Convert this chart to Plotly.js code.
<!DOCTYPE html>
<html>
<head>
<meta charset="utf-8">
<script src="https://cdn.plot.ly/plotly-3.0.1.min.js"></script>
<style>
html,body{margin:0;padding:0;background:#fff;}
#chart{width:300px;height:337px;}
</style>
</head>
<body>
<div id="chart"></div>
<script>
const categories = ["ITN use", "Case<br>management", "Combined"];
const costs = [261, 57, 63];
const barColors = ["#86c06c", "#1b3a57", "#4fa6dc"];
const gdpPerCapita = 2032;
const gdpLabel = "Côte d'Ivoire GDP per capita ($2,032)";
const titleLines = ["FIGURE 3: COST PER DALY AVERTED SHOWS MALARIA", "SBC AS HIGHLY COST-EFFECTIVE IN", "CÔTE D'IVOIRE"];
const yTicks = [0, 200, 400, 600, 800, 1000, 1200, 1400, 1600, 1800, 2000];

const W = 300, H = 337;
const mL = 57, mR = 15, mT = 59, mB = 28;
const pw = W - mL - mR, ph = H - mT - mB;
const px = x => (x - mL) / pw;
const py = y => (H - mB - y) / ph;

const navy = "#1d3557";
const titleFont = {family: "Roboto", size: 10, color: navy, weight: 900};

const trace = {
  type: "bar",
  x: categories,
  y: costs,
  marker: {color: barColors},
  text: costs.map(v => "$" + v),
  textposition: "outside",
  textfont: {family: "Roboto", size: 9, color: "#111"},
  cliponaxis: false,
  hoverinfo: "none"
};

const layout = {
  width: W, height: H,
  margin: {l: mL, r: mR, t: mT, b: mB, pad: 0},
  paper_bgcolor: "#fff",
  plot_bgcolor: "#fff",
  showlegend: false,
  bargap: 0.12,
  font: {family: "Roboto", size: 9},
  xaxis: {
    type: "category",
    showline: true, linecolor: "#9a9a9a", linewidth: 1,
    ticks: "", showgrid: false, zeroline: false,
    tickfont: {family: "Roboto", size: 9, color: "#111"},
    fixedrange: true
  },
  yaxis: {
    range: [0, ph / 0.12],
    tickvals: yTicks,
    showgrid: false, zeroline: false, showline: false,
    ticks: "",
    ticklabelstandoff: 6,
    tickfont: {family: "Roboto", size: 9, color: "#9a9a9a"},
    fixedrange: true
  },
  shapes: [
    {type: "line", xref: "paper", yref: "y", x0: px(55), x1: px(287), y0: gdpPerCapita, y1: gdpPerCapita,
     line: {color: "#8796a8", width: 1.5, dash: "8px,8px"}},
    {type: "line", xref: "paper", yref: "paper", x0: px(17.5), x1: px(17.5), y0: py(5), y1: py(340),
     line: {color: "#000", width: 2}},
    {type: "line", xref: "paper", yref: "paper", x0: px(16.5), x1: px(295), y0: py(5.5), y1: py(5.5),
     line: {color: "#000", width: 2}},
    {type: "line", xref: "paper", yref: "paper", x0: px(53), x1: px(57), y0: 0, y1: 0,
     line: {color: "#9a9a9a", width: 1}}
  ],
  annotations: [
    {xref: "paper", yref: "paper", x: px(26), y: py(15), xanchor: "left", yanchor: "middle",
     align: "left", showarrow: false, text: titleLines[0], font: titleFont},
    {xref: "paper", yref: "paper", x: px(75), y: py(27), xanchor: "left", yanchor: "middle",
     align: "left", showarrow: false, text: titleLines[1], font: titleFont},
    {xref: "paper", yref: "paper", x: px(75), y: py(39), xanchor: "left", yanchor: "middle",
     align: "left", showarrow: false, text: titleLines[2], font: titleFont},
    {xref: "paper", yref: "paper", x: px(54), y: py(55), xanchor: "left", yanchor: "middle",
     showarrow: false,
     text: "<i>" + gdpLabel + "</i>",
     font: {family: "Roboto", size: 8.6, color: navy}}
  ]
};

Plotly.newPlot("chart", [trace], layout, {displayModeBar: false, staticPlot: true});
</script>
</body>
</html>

*INSTRUCTIONS TO FOLLOW*. Beginning at the top of the data, extract each line through the line containing "1600, 1800, 2000];" and return those lines exactly, with nothing added.

*EXPECTED ANSWER*.
Convert this chart to Plotly.js code.
<!DOCTYPE html>
<html>
<head>
<meta charset="utf-8">
<script src="https://cdn.plot.ly/plotly-3.0.1.min.js"></script>
<style>
html,body{margin:0;padding:0;background:#fff;}
#chart{width:300px;height:337px;}
</style>
</head>
<body>
<div id="chart"></div>
<script>
const categories = ["ITN use", "Case<br>management", "Combined"];
const costs = [261, 57, 63];
const barColors = ["#86c06c", "#1b3a57", "#4fa6dc"];
const gdpPerCapita = 2032;
const gdpLabel = "Côte d'Ivoire GDP per capita ($2,032)";
const titleLines = ["FIGURE 3: COST PER DALY AVERTED SHOWS MALARIA", "SBC AS HIGHLY COST-EFFECTIVE IN", "CÔTE D'IVOIRE"];
const yTicks = [0, 200, 400, 600, 800, 1000, 1200, 1400, 1600, 1800, 2000];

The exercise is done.